Caitlin FitzGerald plays the title character with Emily Best, Burke Adams, Thom Christensen, Zach LeVey, Lindy Rogers and Suellen Vance completing the cast.

This new adaptation of Hedda Gabler is by Royston Coppenger. While the setting of the drama is indeed the grand town house visited by the audience, the play has a set design by Chris Barreca and Andreea Mincic, costumes by Hollie Nadel, lights by Nicole Pearce, sound by Elizabeth Rhodes and original music by Daniel Harnett.

Tickets are Free for this exclusive, limited engagement. Due to the expected high demand for tickets and the extremely limited amount available, we will not tell you where this performance is being housed. To get that information you must be one of the few who are able to secure reservations. The exact address for the performance will be provided to each reserving audience member upon confirmation of his or her reservation.

Hedda Gabler is performed Tuesday August 10 -Friday August 13 at 7:30pm, and Thursdays, Fridays and Saturdays at 7:30pm and Sundays at 7pm from August 19th thru September 4th.

To request tickets please visit http://heddagablernyc.com/

What can be disclosed at this time is director Rubin's thoughts about his production. "In 18 hours, the period covered by the play, through an array of barely cloaked efforts by all to control and devour Hedda, she discovers that a life she thought was interesting and varied is actually impoverished, mundane, inelegant and weak. She lashes out at all around her.

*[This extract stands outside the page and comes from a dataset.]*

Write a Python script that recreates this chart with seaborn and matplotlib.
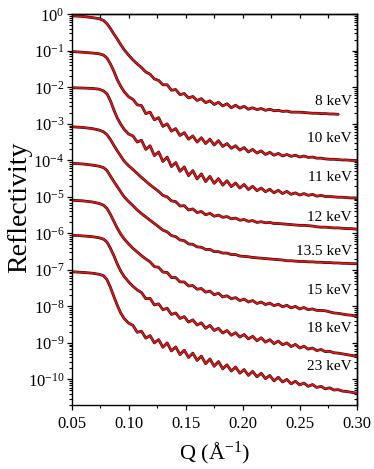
import numpy as np
import pandas as pd
import matplotlib
matplotlib.use("Agg")
import matplotlib.pyplot as plt
import matplotlib.transforms as mtransforms
from matplotlib.ticker import (LogLocator, NullFormatter, LogFormatterMathtext,
                               MultipleLocator, FormatStrFormatter)
import seaborn as sns

# ---------------- data (log10 of reflectivity) ----------------
q_values = [0.050, 0.060, 0.068, 0.074, 0.078, 0.081, 0.084, 0.087, 0.090, 0.093, 0.096, 0.100,
            0.10375, 0.1075, 0.11125, 0.115, 0.11875, 0.1225, 0.12625, 0.130, 0.13375, 0.1375,
            0.14125, 0.145, 0.14875, 0.1525, 0.15625, 0.160, 0.16375, 0.1675, 0.17125, 0.175,
            0.17875, 0.1825, 0.18625, 0.190, 0.19375, 0.1975, 0.20125, 0.205, 0.20875, 0.2125,
            0.21625, 0.220, 0.22375, 0.2275, 0.23125, 0.235, 0.23875, 0.2425, 0.24625, 0.250,
            0.25375, 0.2575, 0.26125, 0.265, 0.26875, 0.2725, 0.27625, 0.280, 0.28375, 0.2875,
            0.29125, 0.295, 0.29875, 0.300]

nan = float("nan")

log_r_8kev = [-0.04, -0.06, -0.09, -0.12, -0.17, -0.26, -0.39, -0.54, -0.68, -0.83, -0.97, -1.12,
              -1.25, -1.36, -1.46, -1.58, -1.64, -1.77, -1.81, -1.93, -1.93, -2.08, -2.06, -2.20,
              -2.17, -2.29, -2.25, -2.36, -2.31, -2.42, -2.37, -2.47, -2.41, -2.51, -2.45, -2.56,
              -2.49, -2.57, -2.52, -2.60, -2.56, -2.61, -2.58, -2.63, -2.60, -2.64, -2.63, -2.66,
              -2.65, -2.68, -2.68, -2.68, -2.69, -2.70, -2.71, -2.71, -2.72, -2.72, -2.73, -2.73,
              -2.74, nan, nan, nan, nan, nan]

log_r_10kev = [-1.02, -1.04, -1.06, -1.08, -1.12, -1.20, -1.36, -1.56, -1.79, -1.97, -2.12, -2.26,
               -2.33, -2.48, -2.50, -2.72, -2.68, -2.89, -2.83, -3.07, -3.00, -3.20, -3.13, -3.32,
               -3.24, -3.42, -3.33, -3.50, -3.38, -3.54, -3.42, -3.58, -3.46, -3.62, -3.54, -3.67,
               -3.60, -3.72, -3.65, -3.77, -3.70, -3.80, -3.74, -3.84, -3.78, -3.86, -3.81, -3.88,
               -3.84, -3.89, -3.86, -3.91, -3.88, -3.92, -3.91, -3.94, -3.94, -3.96, -3.97, -3.97,
               -3.98, -3.99, -3.99, -4.00, -4.00, -4.01]

log_r_11kev = [-2.01, -2.02, -2.03, -2.05, -2.10, -2.18, -2.37, -2.62, -2.84, -3.01, -3.15, -3.28,
               -3.33, -3.50, -3.45, -3.70, -3.60, -3.87, -3.77, -4.03, -3.91, -4.17, -4.06, -4.30,
               -4.18, -4.42, -4.28, -4.51, -4.37, -4.58, -4.44, -4.63, -4.50, -4.68, -4.56, -4.72,
               -4.62, -4.76, -4.66, -4.80, -4.71, -4.83, -4.76, -4.86, -4.79, -4.89, -4.82, -4.91,
               -4.85, -4.93, -4.89, -4.95, -4.91, -4.96, -4.93, -4.98, -4.96, -4.99, -4.99, -5.00,
               -5.01, -5.01, -5.02, -5.03, -5.03, -5.04]

log_r_12kev = [-3.08, -3.10, -3.13, -3.17, -3.22, -3.30, -3.43, -3.59, -3.74, -3.88, -4.02, -4.15,
               -4.25, -4.36, -4.47, -4.57, -4.67, -4.76, -4.85, -4.96, -5.00, -5.11, -5.13, -5.25,
               -5.24, -5.36, -5.33, -5.43, -5.40, -5.49, -5.45, -5.53, -5.50, -5.56, -5.54, -5.60,
               -5.58, -5.64, -5.62, -5.67, -5.65, -5.70, -5.68, -5.71, -5.70, -5.73, -5.73, -5.74,
               -5.75, -5.76, -5.77, -5.78, -5.78, -5.79, -5.80, -5.82, -5.83, -5.83, -5.84, -5.85,
               -5.85, -5.86, -5.87, -5.87, -5.88, -5.89]

log_r_13_5kev = [-4.08, -4.10, -4.13, -4.16, -4.20, -4.28, -4.43, -4.58, -4.72, -4.86, -5.00, -5.13,
                 -5.24, -5.36, -5.46, -5.55, -5.64, -5.73, -5.82, -5.91, -5.96, -6.06, -6.09, -6.18,
                 -6.20, -6.29, -6.30, -6.37, -6.38, -6.44, -6.44, -6.50, -6.50, -6.54, -6.54, -6.58,
                 -6.58, -6.62, -6.63, -6.64, -6.66, -6.67, -6.68, -6.69, -6.70, -6.71, -6.72, -6.73,
                 -6.75, -6.75, -6.76, -6.77, -6.77, -6.78, -6.78, -6.79, -6.79, -6.80, -6.80, -6.81,
                 -6.81, -6.82, -6.82, -6.83, -6.83, -6.83]

log_r_15kev = [-5.09, -5.11, -5.14, -5.18, -5.23, -5.32, -5.48, -5.67, -5.86, -6.02, -6.15, -6.29,
               -6.41, -6.51, -6.61, -6.70, -6.78, -6.91, -6.93, -7.06, -7.07, -7.21, -7.21, -7.33,
               -7.33, -7.44, -7.43, -7.53, -7.51, -7.61, -7.58, -7.68, -7.64, -7.74, -7.71, -7.79,
               -7.76, -7.84, -7.80, -7.88, -7.84, -7.92, -7.88, -7.95, -7.91, -7.98, -7.94, -8.01,
               -7.97, -8.04, -8.00, -8.07, -8.03, -8.09, -8.07, -8.11, -8.11, -8.12, -8.15, -8.18,
               -8.19, -8.21, -8.23, -8.24, -8.26, -8.27]

log_r_18kev = [-6.05, -6.07, -6.09, -6.12, -6.16, -6.24, -6.41, -6.61, -6.84, -7.03, -7.18, -7.33,
               -7.45, -7.55, -7.62, -7.79, -7.78, -7.96, -7.93, -8.09, -8.05, -8.22, -8.18, -8.33,
               -8.28, -8.43, -8.37, -8.51, -8.45, -8.60, -8.52, -8.66, -8.60, -8.73, -8.66, -8.79,
               -8.72, -8.84, -8.77, -8.89, -8.82, -8.94, -8.86, -8.98, -8.91, -9.02, -8.95, -9.05,
               -9.00, -9.10, -9.04, -9.14, -9.09, -9.17, -9.14, -9.21, -9.18, -9.24, -9.23, -9.27,
               -9.28, -9.30, -9.32, -9.34, -9.36, -9.37]

log_r_23kev = [-7.05, -7.07, -7.09, -7.12, -7.16, -7.27, -7.48, -7.73, -7.97, -8.18, -8.33, -8.46,
               -8.52, -8.71, -8.68, -8.87, -8.80, -9.00, -8.91, -9.12, -9.00, -9.22, -9.11, -9.32,
               -9.20, -9.40, -9.28, -9.48, -9.36, -9.57, -9.44, -9.64, -9.51, -9.71, -9.60, -9.77,
               -9.66, -9.83, -9.73, -9.89, -9.78, -9.93, -9.83, -9.98, -9.89, -10.04, -9.94, -10.07,
               -10.00, -10.12, -10.05, -10.15, -10.10, -10.19, -10.14, -10.22, -10.19, -10.26, -10.23, -10.29,
               -10.28, -10.32, -10.33, -10.35, -10.37, -10.38]

energy_labels = ["8 keV", "10 keV", "11 keV", "12 keV", "13.5 keV", "15 keV", "18 keV", "23 keV"]
series = [log_r_8kev, log_r_10kev, log_r_11kev, log_r_12kev,
          log_r_13_5kev, log_r_15kev, log_r_18kev, log_r_23kev]

# label placement (log10 of the vertical position of each energy tag)
label_log_y = [-2.375, -3.40, -4.48, -5.56, -6.50, -7.57, -8.60, -9.64]

for s in series:
    assert len(s) == len(q_values)

rows = []
for lab, s in zip(energy_labels, series):
    for q, lr in zip(q_values, s):
        if not np.isnan(lr):
            rows.append({"Q": q, "R": 10.0 ** lr, "energy": lab})
df = pd.DataFrame(rows)

# ---------------- style ----------------
sns.set_style("ticks", {"axes.edgecolor": "black", "xtick.color": "black",
                        "ytick.color": "black", "text.color": "black",
                        "axes.labelcolor": "black"})
plt.rcParams["font.family"] = ["Liberation Serif", "DejaVu Serif"]
plt.rcParams["mathtext.fontset"] = "custom"
plt.rcParams["mathtext.rm"] = "Liberation Serif"
plt.rcParams["mathtext.it"] = "Liberation Serif:italic"
plt.rcParams["mathtext.bf"] = "Liberation Serif:bold"

fig = plt.figure(figsize=(3.74, 4.69), dpi=100)
ax = fig.add_axes([0.1917, 0.1365, 0.7620, 0.8330])

sns.lineplot(data=df, x="Q", y="R", units="energy", estimator=None, sort=False,
             color="#111111", linewidth=2.0, ax=ax, legend=False)
sns.lineplot(data=df, x="Q", y="R", units="energy", estimator=None, sort=False,
             color="#ee1111", linewidth=1.2, ax=ax, legend=False)

ax.set_yscale("log")
ax.set_xlim(0.05, 0.30)
ax.set_ylim(10 ** -10.70, 1.0)

for sp in ax.spines.values():
    sp.set_linewidth(1.0)
    sp.set_color("black")

ax.xaxis.set_major_locator(MultipleLocator(0.05))
ax.xaxis.set_minor_locator(MultipleLocator(0.025))
ax.xaxis.set_major_formatter(FormatStrFormatter("%.2f"))
ax.yaxis.set_major_locator(LogLocator(base=10, numticks=40))
ax.yaxis.set_minor_locator(LogLocator(base=10, subs=np.arange(2, 10) * 1.0, numticks=40))
ax.yaxis.set_major_formatter(LogFormatterMathtext())
ax.yaxis.set_minor_formatter(NullFormatter())

ax.tick_params(which="major", direction="out", length=3.8, width=0.9, labelsize=12,
               top=False, right=False)
ax.tick_params(axis="y", which="major", pad=1.5)
ax.tick_params(axis="x", which="major", pad=4)
ax.tick_params(which="minor", direction="out", length=2.2, width=0.8, top=False, right=False)

# mirrored inward ticks on top and right
secx = ax.secondary_xaxis("top")
secx.xaxis.set_major_locator(MultipleLocator(0.025))
secx.tick_params(which="major", direction="in", length=3.2, width=0.9, labeltop=False)
secx.spines["top"].set_linewidth(1.0)

secy = ax.secondary_yaxis("right")
secy.yaxis.set_major_locator(LogLocator(base=10, numticks=40))
secy.yaxis.set_minor_locator(LogLocator(base=10, subs=np.arange(2, 10) * 1.0, numticks=40))
secy.yaxis.set_minor_formatter(NullFormatter())
secy.tick_params(which="major", direction="in", length=3.8, width=0.9, labelright=False)
secy.tick_params(which="minor", direction="in", length=2.2, width=0.8, labelright=False)
secy.spines["right"].set_linewidth(1.0)

ax.set_xlabel("Q (Å$^{-1}$)", fontsize=16)
ax.xaxis.label.set_va("center")
ax.xaxis.set_label_coords(0.5, -0.123)
ax.set_ylabel("Reflectivity", fontsize=20)
ax.yaxis.label.set_va("center")
ax.yaxis.set_label_coords(-0.181, 0.505)

blend = mtransforms.blended_transform_factory(ax.transAxes, ax.transData)
for lab, ly in zip(energy_labels, label_log_y):
    ax.text(0.982, 10 ** ly, lab, transform=blend, ha="right", va="center", fontsize=11)

fig.savefig("out.png", dpi=100)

I want the audience to witness this war, to thrill to its victories and weep at the losses as if in battle themselves, and so I've had the idea of creating a world in which the audience lives within the battle. The concept of making this show site-specific is intended to afford the opportunity to create an utterly realistic world while allowing the audience to feel wholly within it so acutely that they endure the guilt of their own voyeurism."